──────── The input
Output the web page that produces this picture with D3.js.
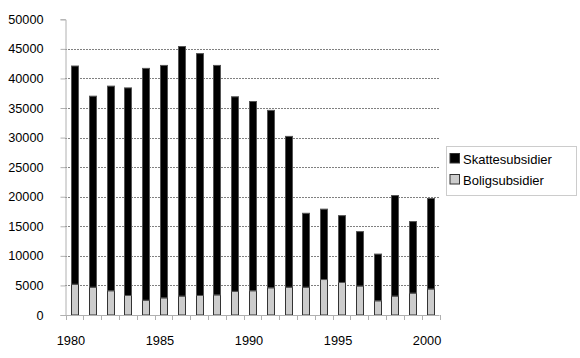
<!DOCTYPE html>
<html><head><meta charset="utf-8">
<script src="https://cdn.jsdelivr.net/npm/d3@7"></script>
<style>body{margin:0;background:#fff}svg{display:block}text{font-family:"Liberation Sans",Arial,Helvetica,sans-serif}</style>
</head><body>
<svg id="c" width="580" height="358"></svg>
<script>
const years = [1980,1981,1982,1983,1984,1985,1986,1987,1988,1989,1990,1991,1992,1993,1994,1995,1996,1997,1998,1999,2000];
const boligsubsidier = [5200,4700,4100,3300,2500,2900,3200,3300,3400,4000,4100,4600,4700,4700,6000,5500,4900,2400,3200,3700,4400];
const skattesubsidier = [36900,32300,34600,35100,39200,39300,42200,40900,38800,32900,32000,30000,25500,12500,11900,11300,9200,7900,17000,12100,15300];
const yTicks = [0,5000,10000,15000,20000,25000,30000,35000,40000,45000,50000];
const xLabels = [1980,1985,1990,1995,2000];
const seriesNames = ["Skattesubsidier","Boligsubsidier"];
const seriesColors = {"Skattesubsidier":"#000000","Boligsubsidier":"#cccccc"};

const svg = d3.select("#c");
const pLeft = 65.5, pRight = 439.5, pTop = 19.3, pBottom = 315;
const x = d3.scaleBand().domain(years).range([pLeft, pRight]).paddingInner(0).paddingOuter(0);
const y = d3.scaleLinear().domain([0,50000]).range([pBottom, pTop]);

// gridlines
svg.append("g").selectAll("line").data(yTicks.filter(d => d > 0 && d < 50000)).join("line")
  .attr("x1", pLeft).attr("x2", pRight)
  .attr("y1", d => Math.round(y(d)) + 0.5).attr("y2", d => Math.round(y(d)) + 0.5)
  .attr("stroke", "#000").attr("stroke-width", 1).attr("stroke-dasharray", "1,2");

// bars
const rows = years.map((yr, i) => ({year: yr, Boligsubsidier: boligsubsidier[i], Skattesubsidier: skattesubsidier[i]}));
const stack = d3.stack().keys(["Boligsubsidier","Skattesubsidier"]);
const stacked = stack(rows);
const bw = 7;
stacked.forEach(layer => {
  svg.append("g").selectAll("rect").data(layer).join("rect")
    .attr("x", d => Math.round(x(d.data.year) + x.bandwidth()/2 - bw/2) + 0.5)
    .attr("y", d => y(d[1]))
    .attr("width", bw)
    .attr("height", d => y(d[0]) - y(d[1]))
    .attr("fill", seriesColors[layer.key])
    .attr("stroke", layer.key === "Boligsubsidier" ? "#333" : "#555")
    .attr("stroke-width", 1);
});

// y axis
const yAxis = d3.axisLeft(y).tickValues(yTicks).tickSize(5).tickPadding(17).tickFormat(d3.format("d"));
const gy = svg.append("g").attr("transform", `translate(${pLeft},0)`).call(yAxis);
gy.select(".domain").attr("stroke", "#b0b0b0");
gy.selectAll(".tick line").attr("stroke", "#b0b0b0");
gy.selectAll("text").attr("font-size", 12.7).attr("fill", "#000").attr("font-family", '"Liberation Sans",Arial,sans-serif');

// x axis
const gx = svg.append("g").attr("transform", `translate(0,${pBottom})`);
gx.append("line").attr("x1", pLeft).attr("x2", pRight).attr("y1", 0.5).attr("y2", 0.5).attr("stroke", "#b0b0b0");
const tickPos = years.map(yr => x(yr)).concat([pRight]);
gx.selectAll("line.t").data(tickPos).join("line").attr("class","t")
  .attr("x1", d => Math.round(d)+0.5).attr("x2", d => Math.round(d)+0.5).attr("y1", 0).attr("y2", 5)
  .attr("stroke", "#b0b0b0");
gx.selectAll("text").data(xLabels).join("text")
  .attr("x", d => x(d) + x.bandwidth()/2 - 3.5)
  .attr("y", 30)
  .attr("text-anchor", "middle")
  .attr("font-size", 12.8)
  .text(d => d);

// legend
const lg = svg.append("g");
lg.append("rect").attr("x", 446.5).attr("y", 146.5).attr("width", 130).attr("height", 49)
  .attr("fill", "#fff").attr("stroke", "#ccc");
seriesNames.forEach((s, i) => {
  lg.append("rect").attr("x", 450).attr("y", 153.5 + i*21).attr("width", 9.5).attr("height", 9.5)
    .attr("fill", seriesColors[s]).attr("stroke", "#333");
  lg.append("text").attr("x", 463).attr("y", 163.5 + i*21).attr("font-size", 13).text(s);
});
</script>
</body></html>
────────────────
──────── The input
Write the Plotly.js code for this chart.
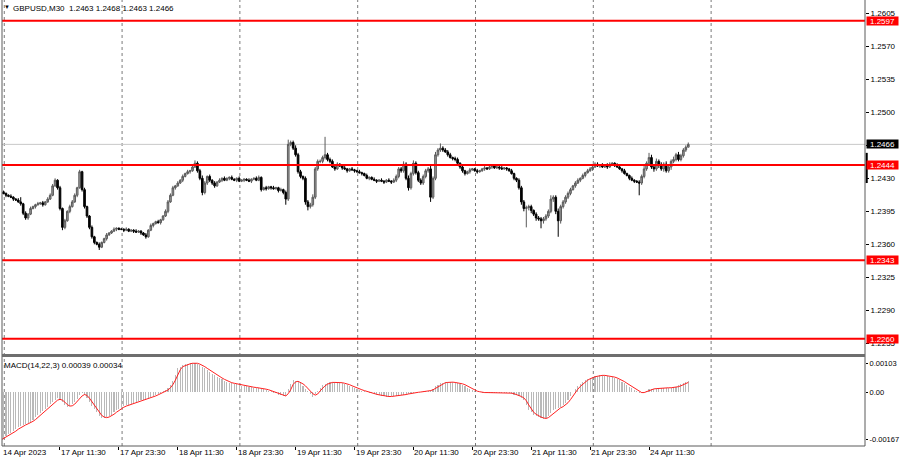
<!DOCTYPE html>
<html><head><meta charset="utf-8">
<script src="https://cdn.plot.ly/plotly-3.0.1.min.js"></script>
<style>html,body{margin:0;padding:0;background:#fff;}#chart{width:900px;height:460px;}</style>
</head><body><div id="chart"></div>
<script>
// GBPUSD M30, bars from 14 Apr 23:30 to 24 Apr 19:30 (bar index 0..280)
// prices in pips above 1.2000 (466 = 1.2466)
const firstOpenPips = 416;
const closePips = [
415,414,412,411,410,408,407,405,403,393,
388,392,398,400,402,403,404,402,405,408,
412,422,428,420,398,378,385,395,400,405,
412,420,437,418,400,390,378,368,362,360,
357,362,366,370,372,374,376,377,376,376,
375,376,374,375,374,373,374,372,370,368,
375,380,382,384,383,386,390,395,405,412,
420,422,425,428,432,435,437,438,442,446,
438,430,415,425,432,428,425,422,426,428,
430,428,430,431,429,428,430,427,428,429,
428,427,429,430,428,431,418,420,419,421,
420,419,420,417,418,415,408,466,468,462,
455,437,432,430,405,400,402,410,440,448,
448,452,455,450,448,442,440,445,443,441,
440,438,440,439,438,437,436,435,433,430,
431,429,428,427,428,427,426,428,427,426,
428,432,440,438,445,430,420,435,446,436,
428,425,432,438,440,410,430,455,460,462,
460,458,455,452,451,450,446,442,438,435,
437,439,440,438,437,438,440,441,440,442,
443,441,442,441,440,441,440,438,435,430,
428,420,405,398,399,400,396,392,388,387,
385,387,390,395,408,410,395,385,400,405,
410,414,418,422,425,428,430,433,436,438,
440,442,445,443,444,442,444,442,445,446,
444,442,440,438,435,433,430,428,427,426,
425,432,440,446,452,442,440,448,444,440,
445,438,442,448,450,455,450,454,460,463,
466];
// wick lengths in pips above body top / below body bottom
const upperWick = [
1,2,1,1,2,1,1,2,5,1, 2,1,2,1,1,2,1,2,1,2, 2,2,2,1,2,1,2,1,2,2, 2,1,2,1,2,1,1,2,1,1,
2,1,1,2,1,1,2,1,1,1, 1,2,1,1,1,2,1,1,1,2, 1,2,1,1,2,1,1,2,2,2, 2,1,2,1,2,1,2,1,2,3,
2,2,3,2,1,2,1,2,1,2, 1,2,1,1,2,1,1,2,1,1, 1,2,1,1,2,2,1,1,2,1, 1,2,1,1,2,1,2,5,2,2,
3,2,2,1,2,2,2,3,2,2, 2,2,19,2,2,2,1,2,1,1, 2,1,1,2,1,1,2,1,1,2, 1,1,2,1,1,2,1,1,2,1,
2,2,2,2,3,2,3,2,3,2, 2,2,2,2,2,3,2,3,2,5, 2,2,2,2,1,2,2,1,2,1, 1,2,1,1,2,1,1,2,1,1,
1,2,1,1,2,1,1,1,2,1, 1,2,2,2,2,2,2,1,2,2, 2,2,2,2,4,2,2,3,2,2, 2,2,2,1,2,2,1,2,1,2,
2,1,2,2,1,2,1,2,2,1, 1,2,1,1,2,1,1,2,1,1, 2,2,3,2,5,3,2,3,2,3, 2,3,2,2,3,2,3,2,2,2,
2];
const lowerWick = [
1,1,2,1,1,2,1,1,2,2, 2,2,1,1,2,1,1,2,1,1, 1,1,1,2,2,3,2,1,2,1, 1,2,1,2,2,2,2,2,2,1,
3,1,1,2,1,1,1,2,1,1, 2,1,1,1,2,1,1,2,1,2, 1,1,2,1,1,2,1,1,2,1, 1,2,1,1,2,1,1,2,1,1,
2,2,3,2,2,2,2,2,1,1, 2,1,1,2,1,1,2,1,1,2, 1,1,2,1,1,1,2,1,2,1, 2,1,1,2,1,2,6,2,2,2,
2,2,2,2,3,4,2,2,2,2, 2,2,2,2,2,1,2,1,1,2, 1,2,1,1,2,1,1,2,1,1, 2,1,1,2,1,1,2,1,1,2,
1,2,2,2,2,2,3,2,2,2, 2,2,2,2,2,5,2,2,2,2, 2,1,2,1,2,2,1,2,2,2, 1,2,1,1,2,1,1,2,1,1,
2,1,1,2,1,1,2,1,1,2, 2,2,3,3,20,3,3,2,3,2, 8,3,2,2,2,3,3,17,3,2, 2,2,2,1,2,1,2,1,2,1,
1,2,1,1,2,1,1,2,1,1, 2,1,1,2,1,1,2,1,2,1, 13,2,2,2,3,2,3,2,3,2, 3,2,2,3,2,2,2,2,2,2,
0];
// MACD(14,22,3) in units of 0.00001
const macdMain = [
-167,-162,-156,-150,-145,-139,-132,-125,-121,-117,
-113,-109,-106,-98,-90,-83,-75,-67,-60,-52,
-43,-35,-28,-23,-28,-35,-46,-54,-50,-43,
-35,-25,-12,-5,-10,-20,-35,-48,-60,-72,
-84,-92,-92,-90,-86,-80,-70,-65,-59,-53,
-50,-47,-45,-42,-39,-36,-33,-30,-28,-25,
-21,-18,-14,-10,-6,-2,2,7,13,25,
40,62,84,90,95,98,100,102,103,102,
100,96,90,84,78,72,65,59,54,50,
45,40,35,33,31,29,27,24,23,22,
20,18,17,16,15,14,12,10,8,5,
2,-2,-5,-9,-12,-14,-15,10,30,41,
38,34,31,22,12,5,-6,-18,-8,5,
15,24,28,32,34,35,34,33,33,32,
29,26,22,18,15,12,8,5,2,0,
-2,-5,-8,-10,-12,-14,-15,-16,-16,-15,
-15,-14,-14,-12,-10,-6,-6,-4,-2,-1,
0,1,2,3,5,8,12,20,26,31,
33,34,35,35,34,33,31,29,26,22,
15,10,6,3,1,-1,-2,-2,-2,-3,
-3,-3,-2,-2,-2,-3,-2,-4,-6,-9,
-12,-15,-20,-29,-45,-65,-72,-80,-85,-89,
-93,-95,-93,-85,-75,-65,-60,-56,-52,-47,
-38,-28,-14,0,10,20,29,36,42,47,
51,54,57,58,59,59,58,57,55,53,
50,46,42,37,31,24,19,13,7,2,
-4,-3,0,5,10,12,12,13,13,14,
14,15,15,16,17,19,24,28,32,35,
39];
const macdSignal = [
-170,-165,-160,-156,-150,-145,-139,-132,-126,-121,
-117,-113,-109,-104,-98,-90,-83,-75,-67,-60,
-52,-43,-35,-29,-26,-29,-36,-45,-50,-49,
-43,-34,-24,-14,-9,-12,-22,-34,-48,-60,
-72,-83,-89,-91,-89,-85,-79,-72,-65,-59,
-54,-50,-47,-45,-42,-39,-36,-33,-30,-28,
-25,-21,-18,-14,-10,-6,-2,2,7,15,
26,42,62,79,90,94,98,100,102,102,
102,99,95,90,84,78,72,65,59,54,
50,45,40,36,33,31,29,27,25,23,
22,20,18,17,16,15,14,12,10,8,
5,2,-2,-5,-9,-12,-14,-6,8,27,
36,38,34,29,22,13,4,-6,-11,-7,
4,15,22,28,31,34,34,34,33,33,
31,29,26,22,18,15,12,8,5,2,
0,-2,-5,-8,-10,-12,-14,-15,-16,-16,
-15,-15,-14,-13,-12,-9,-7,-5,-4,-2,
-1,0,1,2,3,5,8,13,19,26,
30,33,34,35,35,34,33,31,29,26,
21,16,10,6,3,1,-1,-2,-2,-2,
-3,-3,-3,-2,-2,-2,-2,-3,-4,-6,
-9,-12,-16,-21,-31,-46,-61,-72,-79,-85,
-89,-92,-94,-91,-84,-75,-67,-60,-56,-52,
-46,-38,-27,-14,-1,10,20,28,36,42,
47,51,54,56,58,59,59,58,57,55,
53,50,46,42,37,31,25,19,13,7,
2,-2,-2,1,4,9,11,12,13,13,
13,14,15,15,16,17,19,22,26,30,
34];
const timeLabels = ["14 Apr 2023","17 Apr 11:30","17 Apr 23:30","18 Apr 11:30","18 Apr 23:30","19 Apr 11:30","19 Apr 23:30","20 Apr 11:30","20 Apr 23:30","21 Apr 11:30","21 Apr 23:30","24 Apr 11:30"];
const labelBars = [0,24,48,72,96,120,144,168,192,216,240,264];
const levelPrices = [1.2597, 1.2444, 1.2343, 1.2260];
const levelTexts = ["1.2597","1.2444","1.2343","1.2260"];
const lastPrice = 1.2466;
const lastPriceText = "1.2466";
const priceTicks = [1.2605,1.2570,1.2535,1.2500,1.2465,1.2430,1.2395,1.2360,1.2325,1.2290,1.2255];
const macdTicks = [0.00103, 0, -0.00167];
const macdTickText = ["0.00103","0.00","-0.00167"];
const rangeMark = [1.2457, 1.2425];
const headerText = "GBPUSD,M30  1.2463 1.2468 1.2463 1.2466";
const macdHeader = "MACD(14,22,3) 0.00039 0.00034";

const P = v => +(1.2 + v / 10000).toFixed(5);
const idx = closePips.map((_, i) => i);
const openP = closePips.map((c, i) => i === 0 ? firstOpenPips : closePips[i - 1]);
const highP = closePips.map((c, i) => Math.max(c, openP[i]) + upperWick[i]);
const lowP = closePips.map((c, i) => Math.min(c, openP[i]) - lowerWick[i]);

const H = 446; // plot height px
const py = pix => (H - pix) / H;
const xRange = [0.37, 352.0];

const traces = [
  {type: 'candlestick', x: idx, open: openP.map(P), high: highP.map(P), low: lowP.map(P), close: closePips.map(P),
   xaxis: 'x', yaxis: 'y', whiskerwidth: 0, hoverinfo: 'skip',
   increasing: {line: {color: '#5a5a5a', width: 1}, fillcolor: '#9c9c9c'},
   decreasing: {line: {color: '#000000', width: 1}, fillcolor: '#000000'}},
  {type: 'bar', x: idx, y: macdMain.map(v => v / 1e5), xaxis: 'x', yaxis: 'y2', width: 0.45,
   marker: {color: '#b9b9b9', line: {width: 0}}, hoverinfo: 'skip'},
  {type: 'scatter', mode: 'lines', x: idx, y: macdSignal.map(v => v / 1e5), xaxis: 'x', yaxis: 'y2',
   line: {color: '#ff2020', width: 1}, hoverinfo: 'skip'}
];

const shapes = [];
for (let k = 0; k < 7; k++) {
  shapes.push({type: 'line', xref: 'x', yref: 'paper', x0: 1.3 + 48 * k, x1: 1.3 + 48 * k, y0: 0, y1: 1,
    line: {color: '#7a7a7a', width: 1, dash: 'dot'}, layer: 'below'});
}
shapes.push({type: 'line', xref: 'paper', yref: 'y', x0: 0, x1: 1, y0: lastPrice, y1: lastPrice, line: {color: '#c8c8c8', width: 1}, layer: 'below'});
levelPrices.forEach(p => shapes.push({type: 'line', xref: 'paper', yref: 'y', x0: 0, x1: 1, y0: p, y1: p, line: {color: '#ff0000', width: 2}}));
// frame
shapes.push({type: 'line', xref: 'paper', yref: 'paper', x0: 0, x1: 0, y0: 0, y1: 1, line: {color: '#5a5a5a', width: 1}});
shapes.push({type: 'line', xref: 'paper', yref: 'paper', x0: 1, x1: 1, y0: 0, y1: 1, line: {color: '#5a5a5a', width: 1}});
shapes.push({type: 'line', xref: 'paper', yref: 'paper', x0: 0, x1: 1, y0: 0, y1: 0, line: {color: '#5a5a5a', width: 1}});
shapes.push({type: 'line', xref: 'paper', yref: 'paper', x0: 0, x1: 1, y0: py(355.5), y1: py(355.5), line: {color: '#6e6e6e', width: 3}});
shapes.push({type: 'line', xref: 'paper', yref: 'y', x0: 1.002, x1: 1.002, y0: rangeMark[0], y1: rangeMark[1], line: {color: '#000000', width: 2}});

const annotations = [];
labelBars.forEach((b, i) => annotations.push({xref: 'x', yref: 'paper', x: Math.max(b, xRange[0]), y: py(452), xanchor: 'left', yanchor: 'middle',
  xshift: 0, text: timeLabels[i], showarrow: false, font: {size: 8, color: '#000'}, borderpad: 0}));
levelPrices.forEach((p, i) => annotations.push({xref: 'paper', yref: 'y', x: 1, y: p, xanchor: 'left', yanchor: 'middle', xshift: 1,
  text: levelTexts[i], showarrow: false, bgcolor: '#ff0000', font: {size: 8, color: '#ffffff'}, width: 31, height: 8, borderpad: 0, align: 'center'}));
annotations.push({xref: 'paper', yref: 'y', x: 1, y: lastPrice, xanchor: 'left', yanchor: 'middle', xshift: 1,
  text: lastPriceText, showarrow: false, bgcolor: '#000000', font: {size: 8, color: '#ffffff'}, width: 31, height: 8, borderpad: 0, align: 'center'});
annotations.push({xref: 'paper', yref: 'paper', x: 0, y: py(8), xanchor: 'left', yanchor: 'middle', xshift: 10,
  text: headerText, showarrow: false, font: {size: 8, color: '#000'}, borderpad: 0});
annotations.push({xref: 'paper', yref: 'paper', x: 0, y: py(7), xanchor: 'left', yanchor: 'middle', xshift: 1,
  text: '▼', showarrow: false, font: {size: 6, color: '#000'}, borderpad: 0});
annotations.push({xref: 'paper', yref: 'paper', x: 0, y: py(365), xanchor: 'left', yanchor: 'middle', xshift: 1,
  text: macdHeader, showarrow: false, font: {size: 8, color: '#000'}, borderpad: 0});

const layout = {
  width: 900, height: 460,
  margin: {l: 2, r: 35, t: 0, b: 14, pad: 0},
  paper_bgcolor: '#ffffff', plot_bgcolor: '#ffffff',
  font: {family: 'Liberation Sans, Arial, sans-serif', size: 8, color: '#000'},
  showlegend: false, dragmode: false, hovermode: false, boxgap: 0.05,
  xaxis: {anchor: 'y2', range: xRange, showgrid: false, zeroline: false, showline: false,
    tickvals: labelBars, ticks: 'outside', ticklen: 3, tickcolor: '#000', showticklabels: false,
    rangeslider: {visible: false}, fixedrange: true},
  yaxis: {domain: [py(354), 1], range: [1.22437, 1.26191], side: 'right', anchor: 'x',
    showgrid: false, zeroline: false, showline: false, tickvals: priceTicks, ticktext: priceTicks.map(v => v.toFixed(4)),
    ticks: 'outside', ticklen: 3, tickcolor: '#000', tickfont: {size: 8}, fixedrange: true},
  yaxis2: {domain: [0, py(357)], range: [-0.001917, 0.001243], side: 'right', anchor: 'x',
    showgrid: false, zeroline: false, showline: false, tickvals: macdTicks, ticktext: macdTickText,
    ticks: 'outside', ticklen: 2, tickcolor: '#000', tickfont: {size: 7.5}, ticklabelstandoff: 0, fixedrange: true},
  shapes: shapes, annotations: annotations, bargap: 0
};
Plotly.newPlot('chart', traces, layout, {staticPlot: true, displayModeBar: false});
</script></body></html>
────────────────
__Given request__:
Give nothing but the count of lines in the listing above that hold the string "this".

__Exercise solution__:
2